Игнорируя предложение Луи Бонапарта относительно кандидатуры эрцгерцога, Пальмерстон сманеврировал таким образом, что вынудил Луи Бонапарта, а также Испанию подписать конвенцию, в которой предусматривалась трехсторонняя интервенция против Мексики, но отнюдь не установление монархии и тем более во главе с Максимилианом. Не желая портить отношений с Англией, Луи Бонапарт решил пока не перечить Пальмерстону.

Карл Маркс поэтому был прав, когда на основе данных английской буржуазной печати заключил, что «совместная интервенция в ее настоящей форме есть английская, т. е. пальмерстоновская затея». Луи Бонапарт тоже, разумеется, отдавал себе в этом отчет, но он надеялся в процессе интервенции превратить пальмерстоновскую затею в бонапартистскую, причем не без помощи Идальго и ему подобных авантюристов, влияние которых в Мексике он явно переоценивал.

31 октября, после двухмесячных переговоров в Лондоне, была подписана конвенция трех держав, оформлявшая интервенцию в Мексику. От имени королевы Великобритании Виктории, королевы Испании Изабеллы II и императора французов Наполеона III ее подписали английский министр иностранных дел Джон Россел, французский посол в Лондоне граф Флио де ла Бильярдери и испанский посланник Инстурис-и-Монтеро.

Лондонская конвенция предусматривала посылку в Мексику военной экспедиции для захвата мексиканских портов.
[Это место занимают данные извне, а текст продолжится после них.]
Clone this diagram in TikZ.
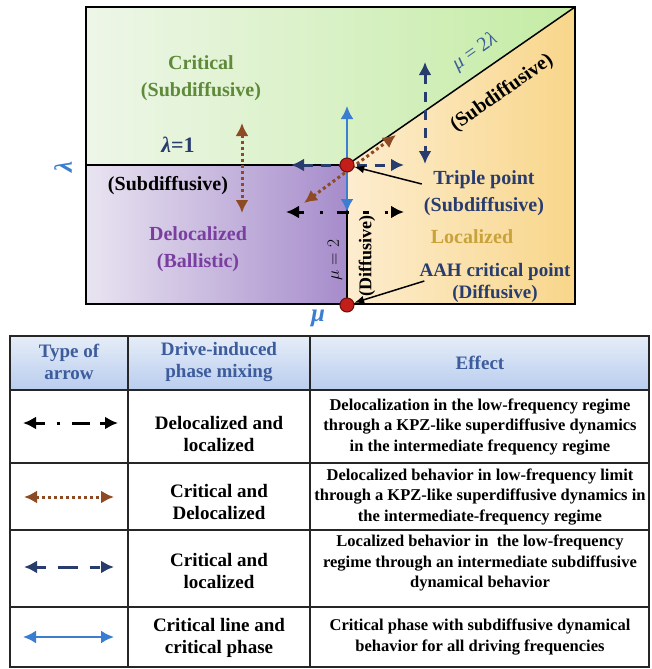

Официально конвенция определяла цели интервенции только как стремление заставить правительство Мексики выполнить финансовые обязательства по отношению к подданным трех держав и предоставить им «более эффективную защиту их личности и имущества». Англия, Франция и Испания обязывались согласно второй статье лондонской конвенции «не искать для себя никаких территориальных приобретений и никаких особых преимуществ, а также не оказывать на внутренние дела Мексики никакого влияния, могущего нанести ущерб праву мексиканской нации выбрать и свободно конституировать форму своего правления».

Хотя конвенция носила тайный характер, эти красивые слова о незаинтересованности интервентов в территориальных приобретениях и якобы о их невмешательстве во внутренние дела Мексики должны были замаскировать их подлинные намерения на случай, если бы тайное стало явным.

С целью усыпить подозрения Соединенных Штатов и лишить их основания для применения доктрины Монро была составлена четвертая статья конвенции, призывавшая США присоединиться к ней.